Resta esclarecer o que significa na prática a aprovação de moção de solidariedade ao povo armênio. É necessário ressaltar, como nos lembra Flávio de Leão Bastos Pereira, professor de Direito Constitucional na Universidade Mackenzie, que o Brasil é uma república federativa presidencialista com um congresso bicameral, no qual a Câmara dos Deputados representa o povo brasileiro e o Senado Federal representa os estados da federação. Tecnicamente, a aprovação unanime do plenário do Senado equivale a um reconhecimento de todos os estados brasileiros ao genocídio armênio, mas não o reconhecimento do “povo” brasileiro (representado pela Câmara), tampouco do Estado brasileiro perante a comunidade internacional. De acordo com o sistema político constitucional brasileiro, para dizermos que o Brasil efetivamente reconhece o genocídio armênio precisaríamos de um decreto legislativo editado e aprovado pela Câmara dos Deputados, e que seria, após tal aprovação, objeto de ratificação por um decreto presidencial, já que a Presidenta da República Federativa do Brasil, Dilma Rousseff, acumula a Chefia de Governo e Chefia do Estado brasileiro perante a comunidade internacional. Outra possibilidade, nos termos do artigo 84, inciso VIII da Constituição da República Federativa do Brasil de 1988, seria a efetivação do reconhecimento, antes, pela Presidência da República (Poder Executivo), seguida da ratificação de tal ato pelo Congresso Nacional, que referendaria tal decisão. É importante notar também que o requerimento 550 aprovado pelo Senado não possui força de “lei nacional”, ao contrário do que ocorreu na Argentina e Uruguai, países que possuem sistemas políticos parecidos com o brasileiro e que já reconheceram o genocídio.

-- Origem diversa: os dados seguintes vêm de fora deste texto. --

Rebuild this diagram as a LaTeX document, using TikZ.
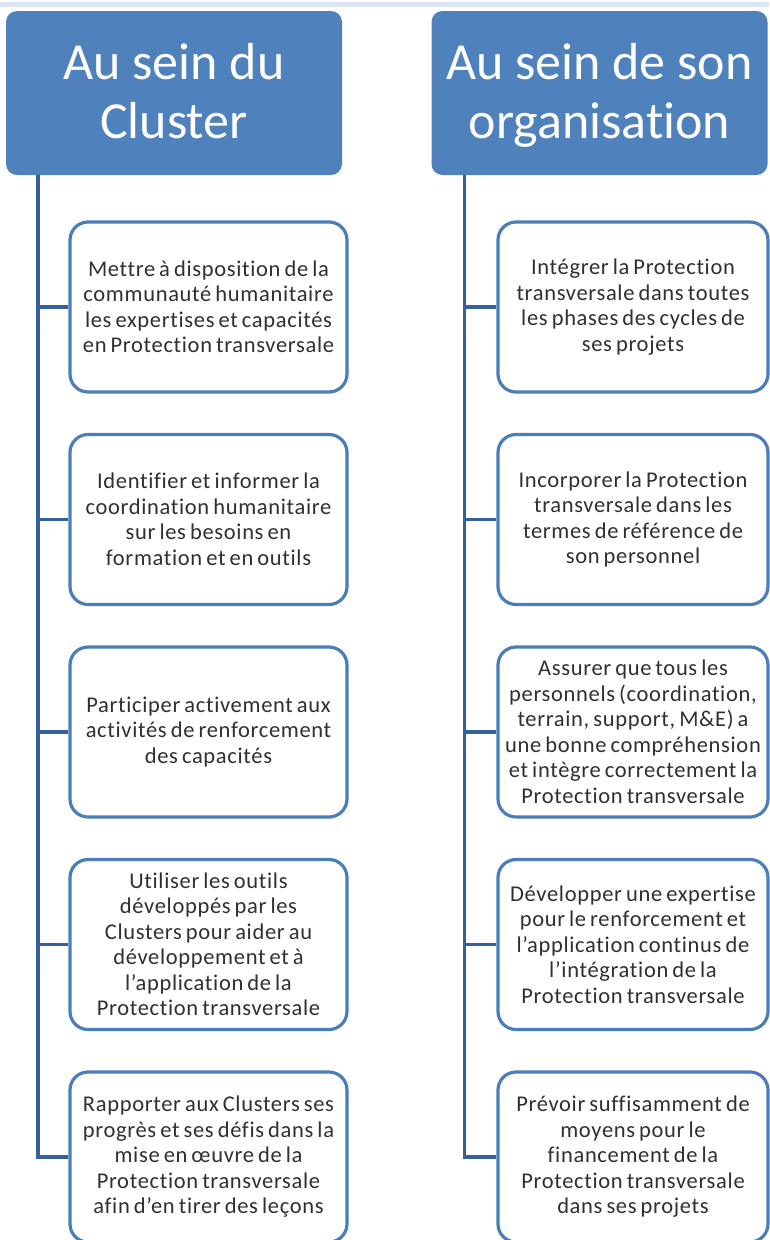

A aprovação da moção de solidariedade representa, sem dúvidas, a coroação de um trabalho intenso da comunidade armênia do Brasil nos últimos trinta anos, cuja aumento de intensidade nos últimos doze meses foi crucial para essa vitória política. Mas ainda é cedo para dar a missão como cumprida. É essencial que se retomem as tentativas de fazer com que o genocídio seja reconhecido pela Presidência da República, pois cabe ao Poder Executivo a primazia pelos rumos da política externa brasileira, enquanto a vitória no Senado é uma questão política com repercussão predominantemente doméstica que mostra a capacidade de articulação da poderosa comunidade armênia do Brasil para que a classe política nacional atenda seus interesses. Enquanto essa discussão não sair dos gabinetes dos políticos aliados da causa, o Brasil continuará permeável ao lobby de Turquia e Azerbaijão, países que crescem de importância nas relações político-econômicas do Brasil nos anos 2010. E esse lobby já começou a reagir à aprovação da moção. Um dia depois da votação, o embaixador brasileiro em Ancara foi chamado pelo governo turco a dar explicações. Cinco dias depois, foi a vez de Ancara chamar seu embaixador em Brasília para consultas. O Ministério de Relações Exteriores do Brasil prometeu se pronunciar sobre o caso em breve. Seja lá qual for a reação do Itamaraty, a Turquia deve acionar os seus aliados no parlamento brasileiro para tentar mitigar o impacto da moção de solidariedade aos armênios com alguma ação de mesmo calibre no Legislativo. Isso vai depender de quanta energia Erdogan, desgastado pela derrota nas eleições parlamentares no último final de semana, vai poder dispor para enfrentar a comunidade armênia no Brasil, ou quanto interesse a independente e bem articulada comunidade turca no país terá sobre o caso. No ano que marca seu centenário, o genocídio armênio parece que veio para ficar de vez na agenda política brasileira.